CAPE TOWN, South Africa — (AP) — The South African ambassador who was expelled from the United States and declared persona non grata by the Trump administration was welcomed home at an airport Sunday by hundreds of supporters who sang songs praising him.
Crowds at Cape Town International Airport surrounded Ebrahim Rasool and his wife Rosieda as they emerged in the arrivals terminal in their hometown, and they needed a police escort to help them navigate their way through the building.
“A declaration of persona non grata is meant to humiliate you," Rasool told the supporters as he addressed them with a megaphone. "But when you return to crowds like this, and with warmth ... like this, then I will wear my persona non grata as a badge of dignity.”
“It was not our choice to come home, but we come home with no regrets.”
Rasool was expelled for comments he made on a webinar that included him saying that the Make America Great Again movement was partly a response to “a supremacist instinct.”

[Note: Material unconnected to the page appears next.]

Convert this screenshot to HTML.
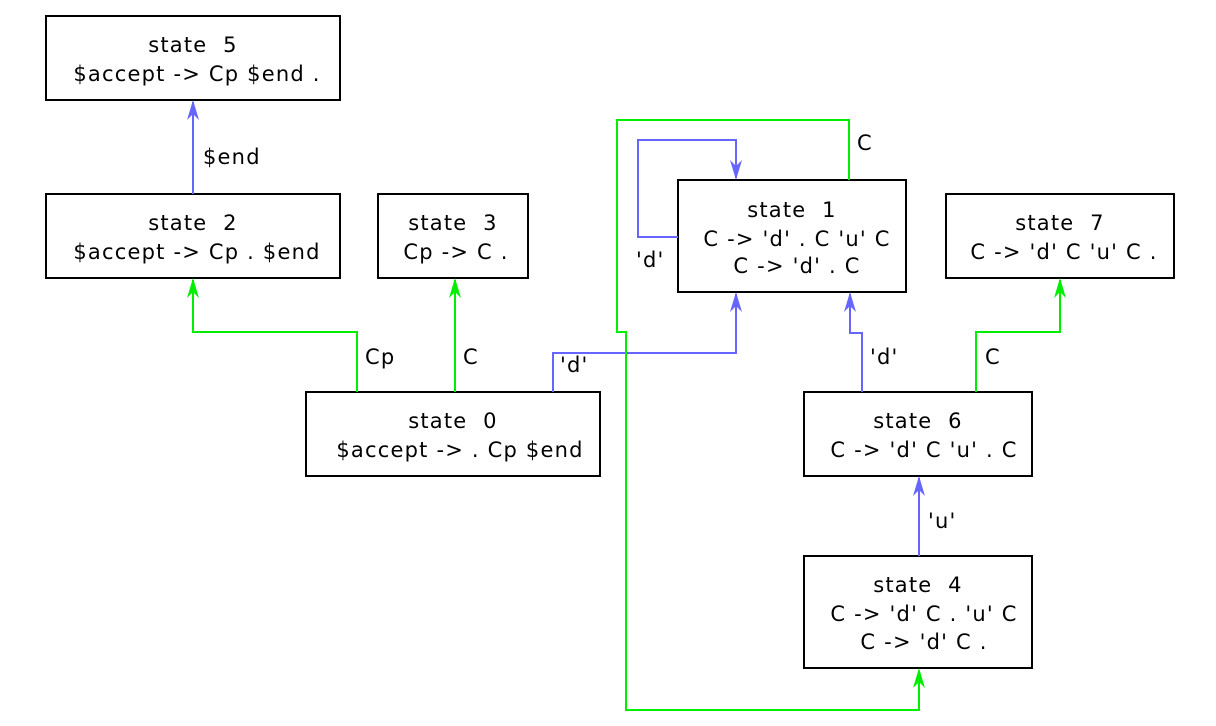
<!DOCTYPE html>
<html><head><meta charset="utf-8"><style>
html,body{margin:0;padding:0;background:#fff;width:1216px;height:726px;overflow:hidden}
svg text{font-family:"DejaVu Sans","Liberation Sans",sans-serif !important;font-size:21px !important;letter-spacing:1.2px;white-space:pre}
</style></head><body>
<svg width="1216" height="726" xmlns="http://www.w3.org/2000/svg">
<g fill="#fff" stroke="#000" stroke-width="2">
<rect x="46" y="16" width="294" height="84"/>
<rect x="46" y="194" width="294" height="84"/>
<rect x="378" y="194" width="150" height="84"/>
<rect x="306" y="392" width="294" height="84"/>
<rect x="678" y="180" width="228" height="112"/>
<rect x="946" y="194" width="228" height="84"/>
<rect x="804" y="392" width="228" height="84"/>
<rect x="804" y="556" width="228" height="112"/>
</g>
<g fill="none" stroke-width="2">
<path d="M193,194 V102" stroke="#6666ff"/>
<path d="M357,392 V332 H193 V280" stroke="#00ee00"/>
<path d="M455,392 V280" stroke="#00ee00"/>
<path d="M553,392 V353 H736 V294" stroke="#6666ff"/>
<path d="M678,237 H638 V140 H736 V178" stroke="#6666ff"/>
<path d="M862,392 V333 H850 V294" stroke="#6666ff"/>
<path d="M976,392 V332 H1060 V280" stroke="#00ee00"/>
<path d="M919,556 V478" stroke="#6666ff"/>
<path d="M849,180 V120 H617 V332 H626 V710 H919 V672" stroke="#00ee00"/>
</g>
<g stroke="none">
<path d="M187,120 L193,100 L199,120 L193,114 Z" fill="#6666ff"/>
<path d="M187,298 L193,278 L199,298 L193,292 Z" fill="#00ee00"/>
<path d="M449,298 L455,278 L461,298 L455,292 Z" fill="#00ee00"/>
<path d="M730,312 L736,292 L742,312 L736,306 Z" fill="#6666ff"/>
<path d="M844,312 L850,292 L856,312 L850,306 Z" fill="#6666ff"/>
<path d="M1054,298 L1060,278 L1066,298 L1060,292 Z" fill="#00ee00"/>
<path d="M913,496 L919,476 L925,496 L919,490 Z" fill="#6666ff"/>
<path d="M913,688 L919,668 L925,688 L919,682 Z" fill="#00ee00"/>
<path d="M730,160 L736,180 L742,160 L736,166 Z" fill="#6666ff"/>
</g>
<g text-anchor="middle" fill="#000">
<text x="193" y="52">state  5</text><text x="197" y="81">$accept -&gt; Cp $end .</text>
<text x="193" y="230">state  2</text><text x="197" y="259">$accept -&gt; Cp . $end</text>
<text x="453" y="230">state  3</text><text x="456" y="259">Cp -&gt; C .</text>
<text x="453" y="428">state  0</text><text x="460" y="457">$accept -&gt; . Cp $end</text>
<text x="792" y="217">state  1</text><text x="797" y="246">C -&gt; 'd' . C 'u' C</text><text x="797" y="273">C -&gt; 'd' . C</text>
<text x="1060" y="230">state  7</text><text x="1064" y="259">C -&gt; 'd' C 'u' C .</text>
<text x="918" y="428">state  6</text><text x="924" y="457">C -&gt; 'd' C 'u' . C</text>
<text x="918" y="592">state  4</text><text x="924" y="621">C -&gt; 'd' C . 'u' C</text><text x="924" y="649">C -&gt; 'd' C .</text>
</g>
<g fill="#000">
<text x="203" y="164">$end</text>
<text x="365" y="364">Cp</text>
<text x="463" y="364">C</text>
<text x="560" y="372">'d'</text>
<text x="636" y="267">'d'</text>
<text x="857" y="150">C</text>
<text x="870" y="364">'d'</text>
<text x="985" y="364">C</text>
<text x="928" y="528">'u'</text>
</g>
</svg>
</body></html>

Rasool said on his return home it was important for South Africa to fix its relationship with the U.S. after President Donald Trump punished the country and accused it of taking an anti-American stance even before the decision to expel him.
The U.S. president issued an executive order last month cutting all funding to South Africa, alleging its government is supporting the Palestinian militant group Hamas and Iran, and pursuing anti-white policies at home.
“We don’t come here to say we are anti-American,” Rasool said to the crowd. “We are not here to call on you to throw away our interests with the United States.”
They were the ex-ambassador's first public comments since the Trump administration declared him persona non grata over a week ago, removed his diplomatic immunities and privileges, and gave him until this Friday to leave the U.S.
It is highly unusual for the U.S. to expel a foreign ambassador.
Rasool was declared persona non grata by U.S. Secretary of State Marco Rubio in a post on X on March 14. Rubio said Rasool was a "race-baiting politician" who hates the U.S. and Trump.
Although Rubio didn't directly cite a reason, his post linked to a story by the conservative Breitbart news site that reported on a talk Rasool gave on a webinar organized by a South African think tank. In his talk, Rasool spoke in academic language of the Trump administration's crackdowns on diversity and equity programs and immigration and mentioned the possibility of a U.S. where white people soon would no longer be in the majority.
“The supremacist assault on incumbency, we see it in the domestic politics of the U.S.A., the MAGA movement, the Make America Great Again movement, as a response not simply to a supremacist instinct, but to very clear data that shows great demographic shifts in the U.S.A. in which the voting electorate in the U.S.A. is projected to become 48% white,” Rasool said in the talk.
On Sunday, he said he stood by those comments, and characterized them as merely alerting intellectuals and political leaders in South Africa that the U.S. and its politics had changed.
“It is not the U.S. of Obama, it is not the U.S. of Clinton, it is a different U.S. and therefore our language must change,” Rasool said. “I would stand by my analysis because we were analyzing a political phenomenon, not a personality, not a nation, and not even a government."
He also said that South Africa would resist pressure from the U.S. — and anyone else — to drop its case at the International Court of Justice accusing Israel of genocide against Palestinians in Gaza. The Trump administration has cited that case against U.S. ally Israel as one of the reasons it alleges South Africa is anti-American.
The Breitbart story Rubio cited when announcing Rasool's expulsion was written by South African-born senior editor-at-large Joel Pollak, who is Jewish and an ally of the Trump administration. Pollak is also a contender to be the new U.S. ambassador to South Africa, according to South African media.
Some of the supporters welcoming Rasool, who is Muslim, home to Cape Town waved Palestinian flags and chanted "free Palestine."
“As we stand here, the bombing (in Gaza) has continued and the shooting has continued, and if South Africa was not in the (International Court of Justice), Israel would not be exposed, and the Palestinians would have no hope,” Rasool said. “We cannot sacrifice the Palestinians ... but we will also not give up with our relationship with the United States. We must fight for it, but we must keep our dignity.”